In his most recent art exhibit, Black Hills State University assistant professor Dustin Hinson combines the unique topographies of the Earth’s surface with random lines, shapes and contours to create abstract pieces that provide some sense of reality.

The exhibit titled “Imaginary Topographies” runs through Feb. 15 at the Apex art gallery on the South Dakota School of Mines & Technology campus. A reception with Hinson is scheduled for Friday, Feb. 8 from 5-7 p.m.with an artist talk at 6 p.m.

The more than 30-piece mixed-media exhibit includes drawing, painting, sculpture, digital illustration, and motion graphics.

Each piece depicts an overhead view of the landscape including natural formations like islands, continents, rivers, and oceans, yet with an abstract twist, Hinson said.
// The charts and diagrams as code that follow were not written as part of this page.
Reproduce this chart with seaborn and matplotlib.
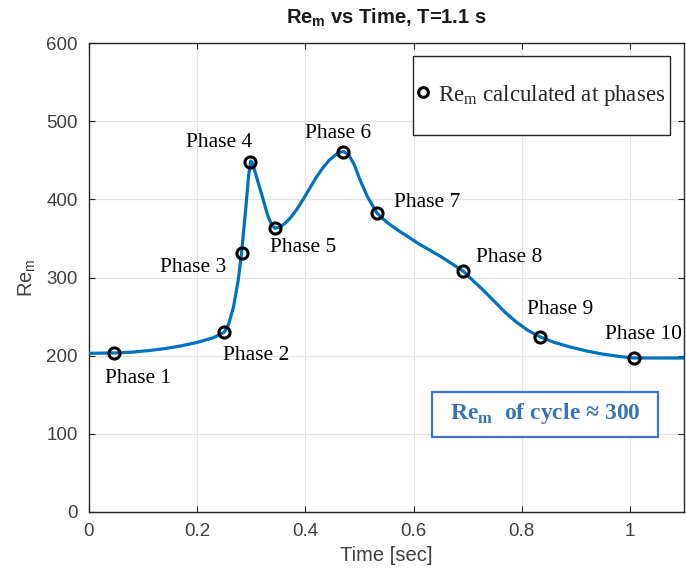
import matplotlib
matplotlib.use("Agg")
import matplotlib.pyplot as plt
import matplotlib.patches as mpatches
from matplotlib.lines import Line2D
import seaborn as sns
import pandas as pd

# ---- data ----
t_curve = [0.00, 0.05, 0.08, 0.11, 0.14, 0.17, 0.20, 0.23, 0.25, 0.258, 0.267,
           0.276, 0.282, 0.290, 0.295, 0.299, 0.302, 0.307, 0.319, 0.331, 0.338,
           0.344, 0.352, 0.362, 0.372, 0.384, 0.396, 0.408, 0.420, 0.432, 0.444,
           0.456, 0.465, 0.471, 0.480, 0.490, 0.501, 0.515, 0.533, 0.550, 0.570,
           0.590, 0.610, 0.630, 0.650, 0.670, 0.692, 0.710, 0.730, 0.750, 0.770,
           0.790, 0.810, 0.834, 0.860, 0.890, 0.920, 0.950, 0.980, 1.008, 1.050,
           1.100]
re_curve = [203, 203.5, 204.5, 206.5, 209, 212.5, 217, 223, 230, 240, 262,
            297, 331, 390, 430, 449, 447, 435, 407, 378, 367,
            363, 364.5, 369, 376, 387, 400, 414, 428, 440, 450,
            457, 460.5, 461, 457, 445, 425, 403, 382, 371, 361,
            352, 343, 335, 327, 318, 308, 296, 283, 269, 255,
            243, 233, 224, 217, 211, 206, 202, 199, 197, 197,
            197]

phase_t = [0.046, 0.250, 0.282, 0.298, 0.344, 0.470, 0.533, 0.692, 0.834, 1.008]
phase_re = [203, 230, 331, 448, 363, 461, 382, 308, 224, 197]
phase_labels = [f"Phase {i}" for i in range(1, 11)]

# label offsets in pixels (dx, dy) relative to each marker
label_offsets = [(24, -25), (32, -23), (-48, -14), (-31, 19), (28, -19),
                 (-5, 18), (50, 11), (46, 14), (20, 27), (9, 24)]

x_ticks = [0, 0.2, 0.4, 0.6, 0.8, 1]
x_ticklabels = ["0", "0.2", "0.4", "0.6", "0.8", "1"]
y_ticks = [0, 100, 200, 300, 400, 500, 600]

sns.set_style("white")
plt.rcParams["font.family"] = ["Liberation Sans", "DejaVu Sans"]

curve_df = pd.DataFrame({"t": t_curve, "re": re_curve})
phase_df = pd.DataFrame({"t": phase_t, "re": phase_re})

fig = plt.figure(figsize=(6.86, 5.74), dpi=100)
ax = fig.add_axes([89 / 686, 62 / 574, 595 / 686, 469 / 574])

blue = "#0072BD"
sns.lineplot(data=curve_df, x="t", y="re", ax=ax, color=blue, linewidth=2.3,
             sort=False, estimator=None, zorder=3)
sns.lineplot(data=phase_df, x="t", y="re", ax=ax, linestyle="none", marker="o",
             markersize=8, markerfacecolor="none", markeredgecolor="black",
             markeredgewidth=2.2, sort=False, estimator=None, zorder=4)

serif = ["Liberation Serif", "DejaVu Serif"]
for (tx, ty, lab, off) in zip(phase_t, phase_re, phase_labels, label_offsets):
    ax.annotate(lab, xy=(tx, ty), xytext=off, textcoords="offset pixels",
                ha="center", va="center", fontsize=15.5, family=serif,
                color="black", zorder=5)

ax.set_xlim(0, 1.1)
ax.set_ylim(0, 600)
ax.set_xticks(x_ticks)
ax.set_xticklabels(x_ticklabels)
ax.set_yticks(y_ticks)
ax.grid(True, color="#e3e3e3", linewidth=0.9)
ax.set_axisbelow(True)
for s in ax.spines.values():
    s.set_color("#262626")
    s.set_linewidth(1.0)
ax.tick_params(direction="in", length=4, width=0.8, colors="#262626",
               labelcolor="#404040", labelsize=13.5, top=True, right=True,
               bottom=True, left=True, pad=8)

ax.set_xlabel("Time [sec]", fontsize=14.5, color="#404040", labelpad=4)
ax.set_ylabel(r"Re$_\mathregular{m}$", fontsize=14.5, color="#404040", labelpad=6)
ax.set_title(r"Re$_\mathregular{m}$ vs Time, T=1.1 s", fontsize=14.5,
             fontweight="bold", color="#1a1a1a", pad=14)

# legend with custom rectangular frame
frame = mpatches.Rectangle(((413 - 89) / 595, (512 - 135) / 469),
                           257 / 595, 79 / 469, transform=ax.transAxes,
                           facecolor="white", edgecolor="#262626",
                           linewidth=1.0, zorder=6)
ax.add_patch(frame)
handle = Line2D([], [], linestyle="none", marker="o", markersize=7,
                markerfacecolor="none", markeredgecolor="black",
                markeredgewidth=2.2)
leg = ax.legend([handle], [r"Re$_\mathregular{m}$ calculated at phases"],
                loc="center left",
                bbox_to_anchor=((415 - 89) / 595, (512 - 95) / 469),
                frameon=False, borderpad=0, borderaxespad=0,
                handlelength=0.7, handletextpad=0.3,
                prop={"family": serif, "size": 16.5})
leg.set_zorder(7)

# cycle-average box
box = mpatches.Rectangle(((432 - 89) / 595, (512 - 437) / 469),
                         226 / 595, 45 / 469, transform=ax.transAxes,
                         facecolor="white", edgecolor="#4472C4",
                         linewidth=1.6, zorder=6)
ax.add_patch(box)
ax.text((545 - 89) / 595, (512 - 414) / 469,
        r"Re$_\mathregular{m}$  of cycle ≈ 300", transform=ax.transAxes,
        ha="center", va="center", fontsize=17, fontweight="bold",
        color="#3A74B8", family=serif, zorder=7)

fig.savefig("out.png", dpi=100)
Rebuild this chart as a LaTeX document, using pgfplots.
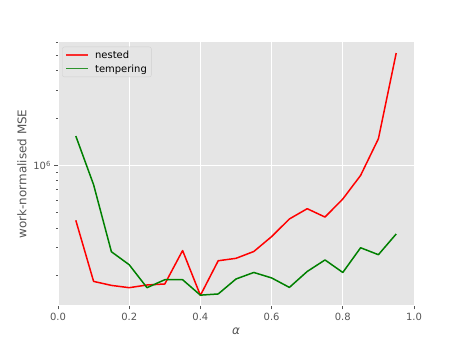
\documentclass[border=0pt]{standalone}
\usepackage{pgfplots}
\pgfplotsset{compat=1.18}
\usepackage{fontspec}
\setmainfont{DejaVu Sans}
\definecolor{bggray}{HTML}{E5E5E5}
\definecolor{tickgray}{HTML}{555555}
\definecolor{mplgreen}{rgb}{0,0.5,0}
\definecolor{legedge}{HTML}{CCCCCC}
\begin{document}
\begin{tikzpicture}
\path[use as bounding box] (0,0) rectangle (461bp,346bp);
\begin{axis}[
  at={(58bp,40bp)}, anchor=south west,
  scale only axis, width=356bp, height=264bp,
  xmin=0, xmax=1, ymode=log, ymin=1.28e5, ymax=6.08e6,
  axis background/.style={fill=bggray},
  axis line style={draw=white, line width=1bp},
  xtick={0,0.2,0.4,0.6,0.8,1}, xticklabels={0.0,0.2,0.4,0.6,0.8,1.0},
  ytick={1e6}, yticklabels={10\textsuperscript{6}},
  minor ytick={2e5,3e5,4e5,5e5,6e5,7e5,8e5,9e5,2e6,3e6,4e6,5e6,6e6},
  tick align=outside, xtick pos=bottom, ytick pos=left,
  major tick length=3.5bp, minor tick length=2bp,
  every tick/.style={tickgray, line width=0.8bp},
  xmajorgrids, ymajorgrids, major grid style={white, line width=0.8bp},
  ticklabel style={font=\fontsize{10}{12}\selectfont, text=tickgray},
  xlabel={\itshape α}, ylabel={work-normalised MSE},
  label style={font=\fontsize{12}{14}\selectfont, text=tickgray},
  xlabel style={at={(axis description cs:0.5,-0.0947)}, anchor=center},
  ylabel style={at={(axis description cs:-0.1011,0.5)}, anchor=center},
  legend cell align=left,
  legend style={at={(axis description cs:0.012,0.982)}, anchor=north west,
    draw=legedge, fill=bggray, fill opacity=0.8, draw opacity=0.8, text opacity=1,
    rounded corners=2bp, font=\fontsize{10}{12}\selectfont,
    inner xsep=3bp, inner ysep=1.5bp,
    nodes={inner sep=1.5bp}},
  legend image code/.code={\draw[#1] (0bp,0bp) -- (21.7bp,0bp);},
]
\addplot[red, line width=1.5bp, line join=round] coordinates {
(0.05,4.48e5) (0.10,1.834e5) (0.15,1.73e5) (0.20,1.673e5) (0.25,1.74e5)
(0.30,1.766e5) (0.35,2.88e5) (0.40,1.495e5) (0.45,2.48e5) (0.50,2.57e5)
(0.55,2.84e5) (0.60,3.53e5) (0.65,4.57e5) (0.70,5.31e5) (0.75,4.70e5)
(0.80,6.12e5) (0.85,8.64e5) (0.90,1.477e6) (0.95,5.17e6)};
\addlegendentry{\hspace*{5bp}\rule[-3bp]{0pt}{12bp}nested}
\addplot[mplgreen, line width=1.5bp, line join=round] coordinates {
(0.05,1.537e6) (0.10,7.54e5) (0.15,2.83e5) (0.20,2.34e5) (0.25,1.673e5)
(0.30,1.88e5) (0.35,1.88e5) (0.40,1.50e5) (0.45,1.526e5) (0.50,1.90e5)
(0.55,2.09e5) (0.60,1.93e5) (0.65,1.68e5) (0.70,2.12e5) (0.75,2.51e5)
(0.80,2.09e5) (0.85,3.00e5) (0.90,2.71e5) (0.95,3.67e5)};
\addlegendentry{\hspace*{5bp}\rule[-3bp]{0pt}{12bp}tempering}
\end{axis}
\end{tikzpicture}
\end{document}
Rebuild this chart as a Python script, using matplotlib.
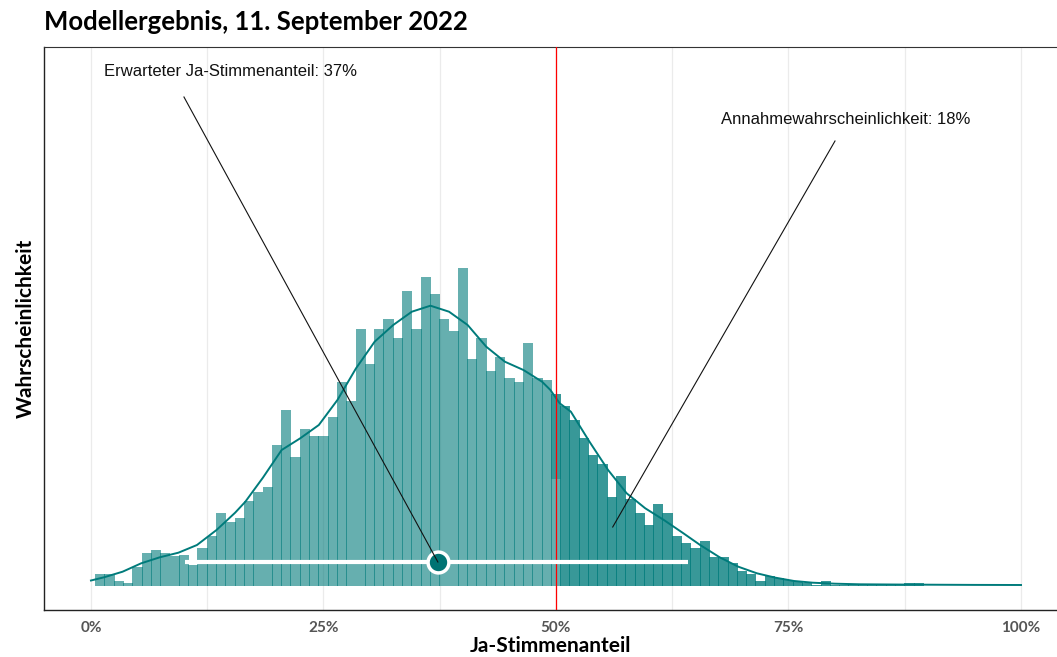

“A few places in the artwork I used actual images such asthe North Carolina coast, river deltas from the Ganges and the Mississippi River, but the majority are hand drawn illustrations from scratch,” he said. “They are a mesh between a bit of North Carolina, Ganges River, and some made up shapes that resemble topography.”

Hinson said he has done a lot of different things with his art throughout the years, but he always likes to include abstraction. While his current exhibit is abstract, it is reminiscent of something that the viewers will recognize, he said.

“It is abstraction; I am making up shapes, but the way they look calls to mind something that does exist,” Hinson said.

“I’ve always been attracted to maps based on their purely aesthetic qualities,” Hinson said in his artist’s statement. “They have a way of bringing a sense of order to the twisting and craggy edges of continents and islands. Rendering land masses and bodies of water as simplified, drawn images produce something that is representative of a real space and at the same time an abstraction.”

While he usually switches subjects of his art quite frequently, Hinson said he really enjoyed working with topographies and may use them again as the subject of a future exhibit.

He also wants to explore a different way of presenting art to the public. “Digital is nice, even when it is motion graphics, but I really would like to see if I can push something into actual interaction – the ability for the person to change the artwork as they are viewing it.”